- [Input records]

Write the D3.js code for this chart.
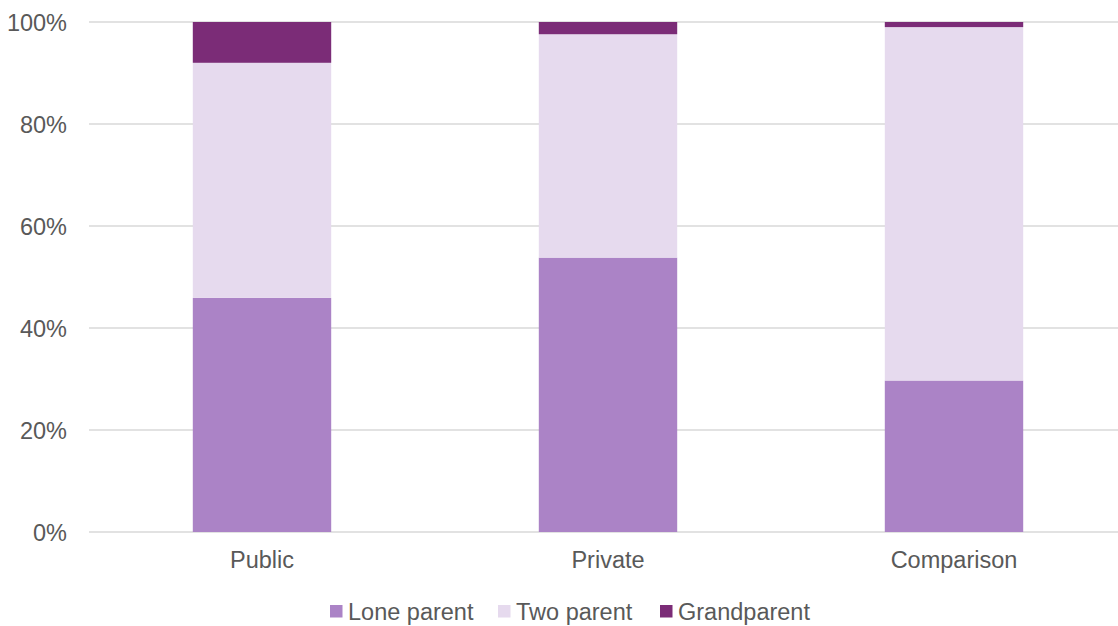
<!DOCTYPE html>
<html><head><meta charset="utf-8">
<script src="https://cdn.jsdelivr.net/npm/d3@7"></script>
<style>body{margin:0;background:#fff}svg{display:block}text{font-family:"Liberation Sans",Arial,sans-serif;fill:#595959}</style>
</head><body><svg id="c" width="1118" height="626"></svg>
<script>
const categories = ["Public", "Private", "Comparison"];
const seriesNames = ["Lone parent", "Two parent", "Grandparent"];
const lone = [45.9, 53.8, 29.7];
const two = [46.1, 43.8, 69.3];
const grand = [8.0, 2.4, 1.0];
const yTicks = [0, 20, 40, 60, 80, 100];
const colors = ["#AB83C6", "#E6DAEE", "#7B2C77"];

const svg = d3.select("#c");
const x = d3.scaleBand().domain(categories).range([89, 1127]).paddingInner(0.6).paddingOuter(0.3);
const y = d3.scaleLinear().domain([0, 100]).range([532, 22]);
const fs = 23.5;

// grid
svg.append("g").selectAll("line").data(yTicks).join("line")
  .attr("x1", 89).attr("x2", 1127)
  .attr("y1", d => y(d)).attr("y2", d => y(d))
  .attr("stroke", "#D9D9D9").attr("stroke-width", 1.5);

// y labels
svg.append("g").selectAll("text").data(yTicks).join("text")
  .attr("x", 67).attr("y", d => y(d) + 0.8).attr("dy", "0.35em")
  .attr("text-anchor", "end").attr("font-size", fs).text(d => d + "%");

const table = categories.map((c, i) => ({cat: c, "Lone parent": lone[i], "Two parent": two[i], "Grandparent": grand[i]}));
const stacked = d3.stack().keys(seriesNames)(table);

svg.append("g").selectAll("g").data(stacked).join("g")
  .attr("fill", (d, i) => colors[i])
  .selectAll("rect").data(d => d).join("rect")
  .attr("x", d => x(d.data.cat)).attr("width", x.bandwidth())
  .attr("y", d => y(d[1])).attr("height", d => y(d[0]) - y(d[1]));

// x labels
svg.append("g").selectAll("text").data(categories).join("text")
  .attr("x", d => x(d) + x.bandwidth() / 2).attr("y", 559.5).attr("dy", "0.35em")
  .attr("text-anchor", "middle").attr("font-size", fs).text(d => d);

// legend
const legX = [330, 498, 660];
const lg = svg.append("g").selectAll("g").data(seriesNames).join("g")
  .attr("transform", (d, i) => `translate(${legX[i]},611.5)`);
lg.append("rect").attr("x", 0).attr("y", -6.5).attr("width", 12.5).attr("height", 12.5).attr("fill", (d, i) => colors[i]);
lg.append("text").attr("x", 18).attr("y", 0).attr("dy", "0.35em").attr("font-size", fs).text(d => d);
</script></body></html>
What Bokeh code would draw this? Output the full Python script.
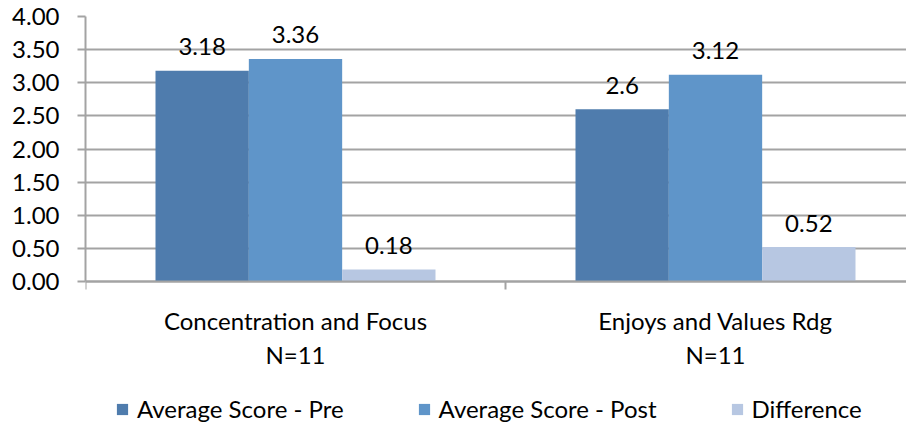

- [Task details] Report every line in the data above in which the word "this" appears.

- [The answer]
Write the D3.js code for this chart.
What Bokeh code would draw this? Output the full Python script.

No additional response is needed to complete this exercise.